● Directions for this task
Can you set down, exactly as they appear below, the lines from the opening of the material through the one bearing "var yTicks = [0, 0.2, 0.4, 0.6, 0.8, 1.0];", minus the pictures?

● Material
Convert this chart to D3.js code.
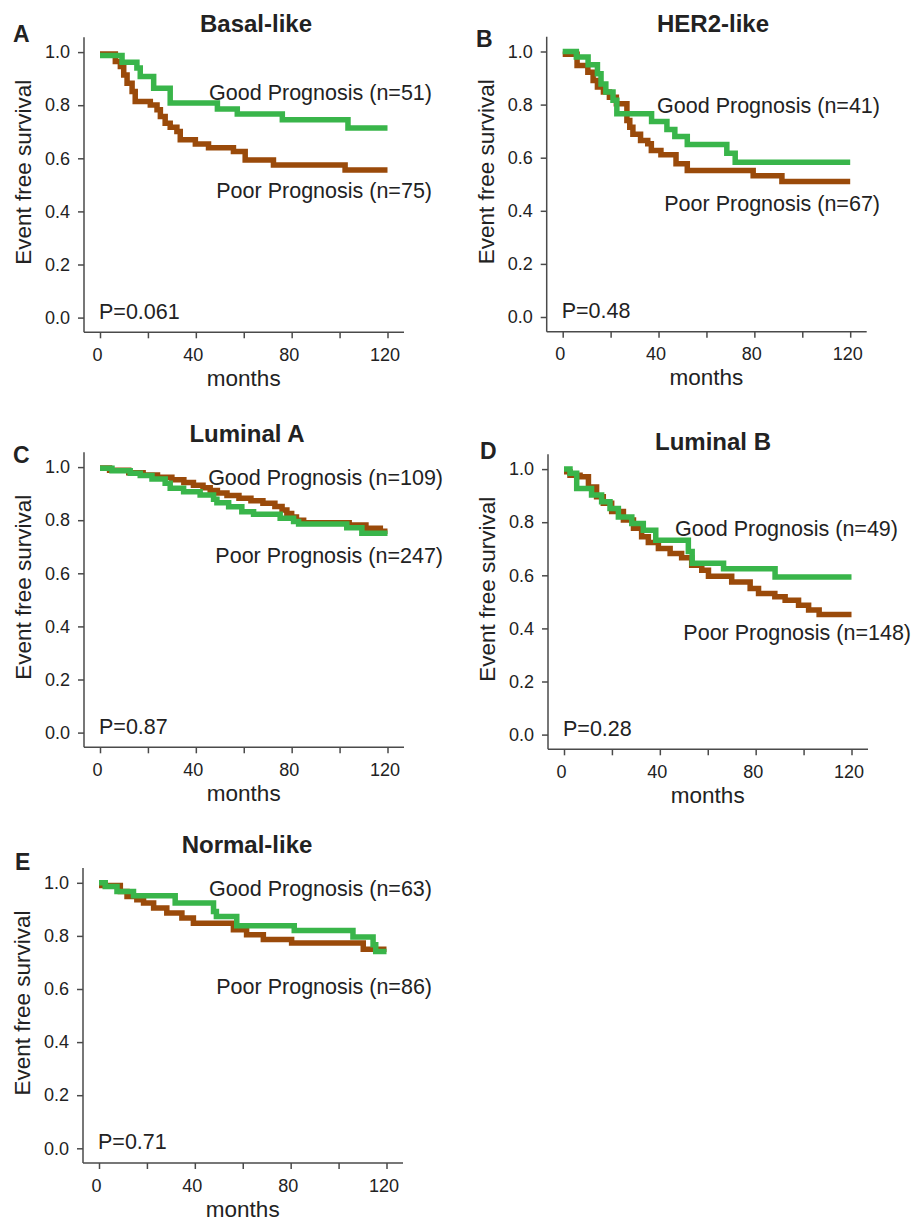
<html>
<head>
<script src="https://d3js.org/d3.v7.min.js"></script>
<style>
  body { margin: 0; background: #fff; }
  text { font-family: "Liberation Sans", Arial, sans-serif; fill: #222; }
</style>
</head>
<body>
<div id="chart"></div>
<script>
// ---- data ----
var subtypes = ["Basal-like", "HER2-like", "Luminal A", "Luminal B", "Normal-like"];
var letters = ["A", "B", "C", "D", "E"];
var pValues = ["0.061", "0.48", "0.87", "0.28", "0.71"];
var nGood = [51, 41, 109, 49, 63];
var nPoor = [75, 67, 247, 148, 86];

var xTicks = [0, 20, 40, 60, 80, 100, 120];
var xTickLabels = [0, 40, 80, 120];
var yTicks = [0, 0.2, 0.4, 0.6, 0.8, 1.0];

// [month, event free survival]
var goodBasal = [[0,0.987],[9.2,0.962],[15.4,0.94],[16.8,0.908],[22.4,0.864],[29.3,0.808],[49,0.786],[57.3,0.767],[76.1,0.745],[103.5,0.714],[120,0.714]];
var poorBasal = [[0,0.993],[6.4,0.965],[8.5,0.946],[9.9,0.914],[11.3,0.883],[13.4,0.852],[14.7,0.814],[21,0.801],[23.8,0.783],[25.2,0.757],[27.2,0.732],[29.3,0.717],[32.1,0.701],[33.5,0.67],[39.8,0.654],[45.3,0.64],[55.7,0.626],[60.6,0.594],[72.4,0.575],[102.3,0.556],[120,0.556]];

var goodHer2 = [[0,1.0],[5.7,0.979],[10.6,0.95],[14.5,0.916],[16,0.878],[18,0.847],[21,0.816],[22.6,0.766],[37.1,0.736],[43.5,0.706],[46.8,0.68],[52,0.65],[68.5,0.617],[72,0.583],[120,0.583]];
var poorHer2 = [[0,0.99],[6,0.947],[10.5,0.922],[12.7,0.891],[14.5,0.866],[17,0.847],[19.5,0.828],[22.4,0.803],[26.8,0.74],[28,0.715],[29.3,0.688],[32.5,0.665],[35.5,0.653],[37,0.627],[41,0.611],[47.3,0.577],[52,0.552],[79.5,0.532],[91.5,0.51],[120,0.51]];

var goodLumA = [[0,0.996],[5,0.986],[12.6,0.977],[16.8,0.968],[21.7,0.955],[27.2,0.939],[29.3,0.92],[34.9,0.907],[41.8,0.895],[47.4,0.879],[48.8,0.866],[53.7,0.851],[59.2,0.832],[64.1,0.822],[75.2,0.807],[80.8,0.795],[82.9,0.786],[103,0.772],[109.3,0.751],[120,0.751]];
var poorLumA = [[0,0.997],[4,0.988],[12,0.979],[18,0.97],[24,0.962],[30,0.952],[35,0.942],[39,0.932],[43,0.922],[46,0.912],[49,0.902],[53,0.893],[58,0.883],[63,0.873],[68,0.864],[73,0.852],[76,0.838],[78,0.825],[80,0.812],[82,0.8],[85,0.79],[104,0.782],[111,0.77],[117,0.758],[120,0.758]];

var goodLumB = [[0,1.0],[2.5,0.984],[5.3,0.927],[11.5,0.902],[15.7,0.877],[19.2,0.852],[22.7,0.82],[28.3,0.795],[33.1,0.77],[38.3,0.732],[51.9,0.69],[53.5,0.645],[66.6,0.625],[88.1,0.594],[120,0.594]];
var poorLumB = [[0,0.99],[2.5,0.977],[6.7,0.971],[10.2,0.933],[13.6,0.896],[16.4,0.871],[19.9,0.84],[24.8,0.808],[29,0.777],[32.4,0.745],[35.2,0.724],[39.4,0.701],[44.3,0.682],[49.1,0.666],[53.3,0.638],[57.5,0.619],[60.3,0.596],[70,0.575],[77.7,0.55],[81.2,0.531],[88,0.519],[92.3,0.506],[97.9,0.487],[102.1,0.469],[106.5,0.452],[120,0.452]];

var goodNormal = [[0,1.0],[2.6,0.986],[7.5,0.967],[14.4,0.951],[31.8,0.924],[47.8,0.892],[49,0.873],[57.5,0.838],[81.5,0.82],[106,0.796],[114.4,0.767],[115.5,0.741],[120,0.741]];
var poorNormal = [[0,0.99],[8.9,0.967],[11.7,0.948],[15.8,0.936],[18.6,0.924],[22.8,0.905],[28.3,0.886],[34.6,0.867],[39.4,0.848],[56.1,0.823],[61.6,0.804],[68.6,0.786],[80.4,0.773],[110.3,0.75],[120,0.75]];

var goodSeries = [goodBasal, goodHer2, goodLumA, goodLumB, goodNormal];
var poorSeries = [poorBasal, poorHer2, poorLumA, poorLumB, poorNormal];

// ---- layout (pixels / label anchors) ----
var layout = [
  {ax: 84,  ay: 332.3, title: [256, 32],  letter: [13, 42],  goodR: 432, poorR: 432, goodY: 0.82,  poorY: 0.45},
  {ax: 546.7, ay: 331.7, title: [713, 32], letter: [476, 47], goodR: 880, poorR: 880, goodY: 0.77,  poorY: 0.40},
  {ax: 84,  ay: 747.3, title: [247, 442], letter: [13, 463], goodR: 443, poorR: 443, goodY: 0.933, poorY: 0.638},
  {ax: 548, ay: 749.3, title: [713, 450], letter: [480, 459], goodR: 898, poorR: 911, goodY: 0.747, poorY: 0.355},
  {ax: 83,  ay: 1163,  title: [247, 853], letter: [15, 870], goodR: 432, poorR: 432, goodY: 0.951, poorY: 0.582}
];

var green = "#39b54a";
var brown = "#9a4a0a";
var axisColor = "#4a4a4a";

var svg = d3.select("#chart").append("svg")
  .attr("width", 911)
  .attr("height", 1219);

subtypes.forEach(function(name, i) {
  var L = layout[i];
  var x = d3.scaleLinear().domain([0, 120]).range([L.ax + 16, L.ax + 303.5]);
  var y = d3.scaleLinear().domain([0, 1]).range([L.ay - 14.7, L.ay - 280.2]);
  var g = svg.append("g");

  // axis lines
  g.append("line")
    .attr("x1", L.ax).attr("x2", L.ax)
    .attr("y1", L.ay - 295).attr("y2", L.ay)
    .attr("stroke", axisColor).attr("stroke-width", 1.5);
  g.append("line")
    .attr("x1", L.ax).attr("x2", L.ax + 320)
    .attr("y1", L.ay).attr("y2", L.ay)
    .attr("stroke", axisColor).attr("stroke-width", 1.5);

  // y axis ticks
  var yAxis = g.append("g")
    .attr("transform", "translate(" + L.ax + ",0)")
    .call(d3.axisLeft(y).tickValues(yTicks).tickFormat(d3.format(".1f")).tickSize(6).tickPadding(8));
  yAxis.select(".domain").remove();
  yAxis.selectAll("line").attr("stroke", axisColor).attr("stroke-width", 1.5);
  yAxis.selectAll("text").attr("font-size", 18).attr("font-family", "Liberation Sans, Arial, sans-serif").style("fill", "#222");

  // x axis ticks
  var xAxis = g.append("g")
    .attr("transform", "translate(0," + L.ay + ")")
    .call(d3.axisBottom(x).tickValues(xTicks)
      .tickFormat(function(d) { return xTickLabels.indexOf(d) >= 0 ? d : ""; })
      .tickSize(6).tickPadding(10));
  xAxis.select(".domain").remove();
  xAxis.selectAll("line").attr("stroke", axisColor).attr("stroke-width", 1.5);
  xAxis.selectAll("text").attr("font-size", 18).attr("dx", -3).attr("font-family", "Liberation Sans, Arial, sans-serif").style("fill", "#222");

  // curves
  var line = d3.line()
    .x(function(d) { return x(d[0]); })
    .y(function(d) { return y(d[1]); })
    .curve(d3.curveStepAfter);

  g.append("path")
    .datum(poorSeries[i])
    .attr("d", line)
    .attr("fill", "none")
    .attr("stroke", brown)
    .attr("stroke-width", 5.5);
  g.append("path")
    .datum(goodSeries[i])
    .attr("d", line)
    .attr("fill", "none")
    .attr("stroke", green)
    .attr("stroke-width", 5.5);

  // text
  g.append("text")
    .attr("x", L.title[0]).attr("y", L.title[1])
    .attr("text-anchor", "middle")
    .attr("font-weight", "bold")
    .attr("font-size", 24)
    .text(name);
  g.append("text")
    .attr("x", L.letter[0]).attr("y", L.letter[1])
    .attr("font-weight", "bold")
    .attr("font-size", 23)
    .text(letters[i]);
  g.append("text")
    .attr("transform", "translate(" + (L.ax - 53) + "," + (L.ay - 160) + ") rotate(-90)")
    .attr("text-anchor", "middle")
    .attr("font-size", 22.5)
    .text("Event free survival");
  g.append("text")
    .attr("x", x(60)).attr("y", L.ay + 53.5)
    .attr("text-anchor", "middle")
    .attr("font-size", 22.5)
    .text("months");
  g.append("text")
    .attr("x", x(0) - 1).attr("y", y(0) + 1)
    .attr("font-size", 21.5)
    .text("P=" + pValues[i]);
  g.append("text")
    .attr("x", L.goodR).attr("y", y(L.goodY))
    .attr("text-anchor", "end")
    .attr("font-size", 21.5)
    .text("Good Prognosis (n=" + nGood[i] + ")");
  g.append("text")
    .attr("x", L.poorR).attr("y", y(L.poorY))
    .attr("text-anchor", "end")
    .attr("font-size", 21.5)
    .text("Poor Prognosis (n=" + nPoor[i] + ")");
});
</script>
</body>
</html>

● Solution for this problem
Convert this chart to D3.js code.
<html>
<head>
<script src="https://d3js.org/d3.v7.min.js"></script>
<style>
  body { margin: 0; background: #fff; }
  text { font-family: "Liberation Sans", Arial, sans-serif; fill: #222; }
</style>
</head>
<body>
<div id="chart"></div>
<script>
// ---- data ----
var subtypes = ["Basal-like", "HER2-like", "Luminal A", "Luminal B", "Normal-like"];
var letters = ["A", "B", "C", "D", "E"];
var pValues = ["0.061", "0.48", "0.87", "0.28", "0.71"];
var nGood = [51, 41, 109, 49, 63];
var nPoor = [75, 67, 247, 148, 86];

var xTicks = [0, 20, 40, 60, 80, 100, 120];
var xTickLabels = [0, 40, 80, 120];
var yTicks = [0, 0.2, 0.4, 0.6, 0.8, 1.0];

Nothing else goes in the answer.